Sensitive data can be an unforeseen vulnerability as software scales. Whether it's protecting customer data in databases, securing logs, or creating safe environments for testing, data masking ensures sensitive information stays secure while still being usable for development, analytics, or debugging. This blog post explores what DevOps data masking is, where it fits, common solutions, and crucial considerations for implementation.
What is Data Masking?
Data masking transforms sensitive data into an unreadable or fictitious format while keeping its usability intact. To put it simply, it makes data look real without exposing the actual information. For example, a masked credit card number might go from "4532-9876-4567-1234"to "1111-2222-3333-4444."The structure and format are the same, but the actual value is no longer sensitive. This transformation prevents unauthorized users (and often systems) from accessing real data while preserving its operational value.

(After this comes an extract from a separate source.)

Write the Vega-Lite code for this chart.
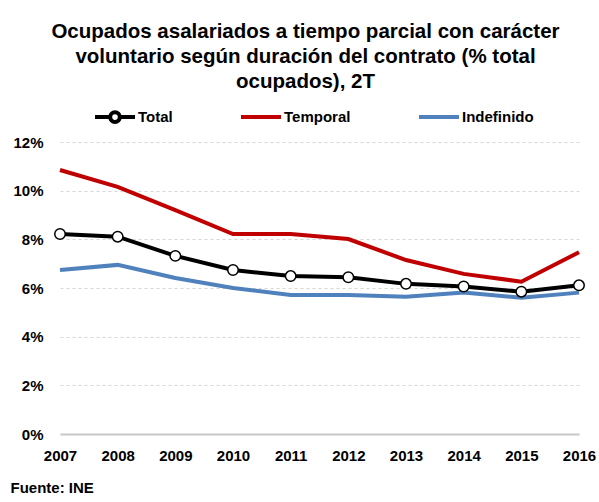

Why Data Masking Matters in DevOps
In DevOps lifecycles, collaboration and speed are key. Teams access resources in development, staging, and test environments that often mirror production systems. These environments can contain real data since teams need representative samples for debugging and performance tests. However, relying on real data in non-production environments creates obvious risks, including breaches or accidental misuse.
Here's why masking plays a foundational role in DevOps:
- Security: Masked data ensures unauthorized users or external systems don’t see sensitive information.
- Compliance: Many regulations like GDPR, HIPAA, and CCPA prohibit the use of unmasked sensitive data outside production.
- Efficiency: Teams can work faster without worrying about compliance violations when test datasets are masked.
Key Approaches to Data Masking
DevOps data masking isn't one-size-fits-all; the approach often depends on your data's sensitivity, structure, and the use case. Below are the most common strategies used across teams:
1. Static Data Masking
Static masking modifies sensitive data at rest. Once converted, the masked data is stored statically in the database or filesystem. Test and Dev environments access this instead of real values. This approach is ideal for environments where data stability matters. However, it requires periodic updates if production data changes frequently.
2. Dynamic Data Masking
Dynamic masking applies rules in real time, changing the data only when accessed through specific tools or queries. For instance, a database query would return masked "views"of sensitive information without altering the underlying data. This is a popular choice for read-heavy workloads but can add runtime overhead.